Os anos seguintes também não lhe pouparam de perdas. Segundo registros biográficos, em 1834, todos seus familiares já haviam morrido, e, sozinho no mundo, Teixeira e Sousa retorna de vez ao Rio em 1840, conseguindo empregar-se na tipografia do jornalista Francisco de Paula Brito, de quem mais tarde tornou-se amigo e sócio.
Casou-se em 1846 com Carolina Maria Teixeira e Sousa, com quem teve seis filhos. Ao longo de sua carreira, a literatura esteve relegada a segundo plano, enquanto tentava de diferentes formas garantir sua subsistência, conciliando como pôde, ao longo da década de 1840, a produção de suas obras e o trabalho no estabelecimento do tipógrafo carioca.
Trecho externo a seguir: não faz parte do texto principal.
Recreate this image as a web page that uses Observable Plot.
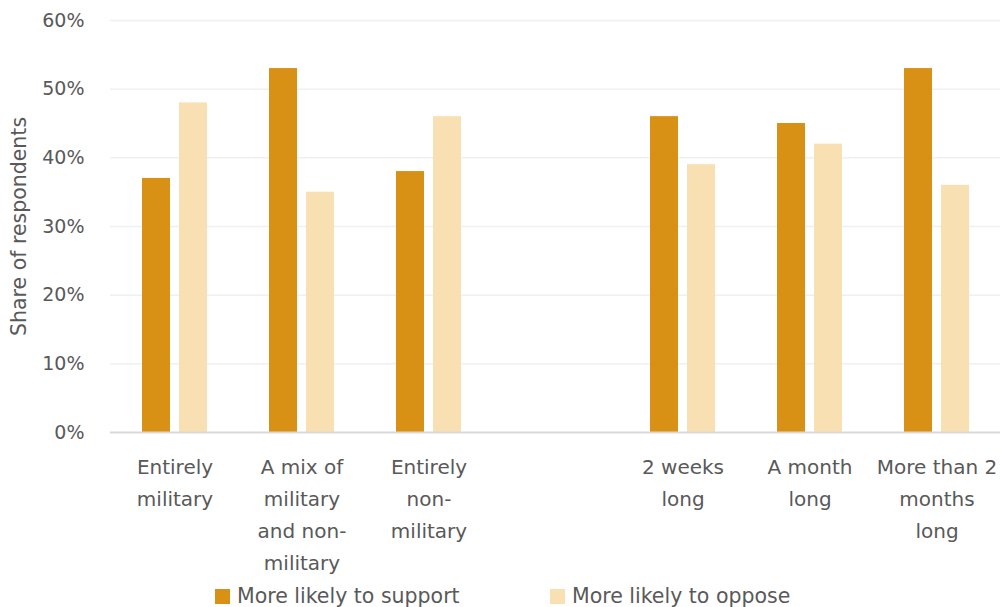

Em 1849, passou a exercer o cargo de professor público de Instrução Primária, na região do Engenho Velho, o que lhe permitiu oferecer um melhor conforto à sua família. Em 1855, obteve a nomeação para escrivão da 1ª Vara do Juízo do Comércio da Corte, cargo que exerceu até o fim da vida.
Além de “O Filho do Pescador”, são obras do autor: “As Fatalidades de Dois Jovens” (1846), “Tardes de um Pintor ou As Intrigas de um Jesuíta” (1847), “Gonzaga ou A Conjuração de Tiradentes” (1848-1851), “Maria ou A Menina Roubada” (1852-1853), “A Providência” (1854), “Cânticos Líricos” (1841 — 1842), “Os Três Dias de um Noivado” (1844), “A Independência do Brasil” (1847-1855), “Cornélia” (1844) e “O Cavaleiro Teutônico ou a Freira de Marienburg” (1855).
Teixeira e Sousa faleceu em 1º de dezembro de 1861, aos 49 anos, em decorrência de uma hepato-enterite. Sua morte foi abordada pelos principais jornais diários da cidade do Rio de Janeiro e por alguns periódicos literários de renome, como “A Marmota” e a “Revista Brasileira”. O “Diário do Rio de Janeiro”, na edição de 3 de dezembro, publicou um texto sobre a vida e a obra do autor. No artigo, o escritor é lembrado como um “exemplo civil e literário”.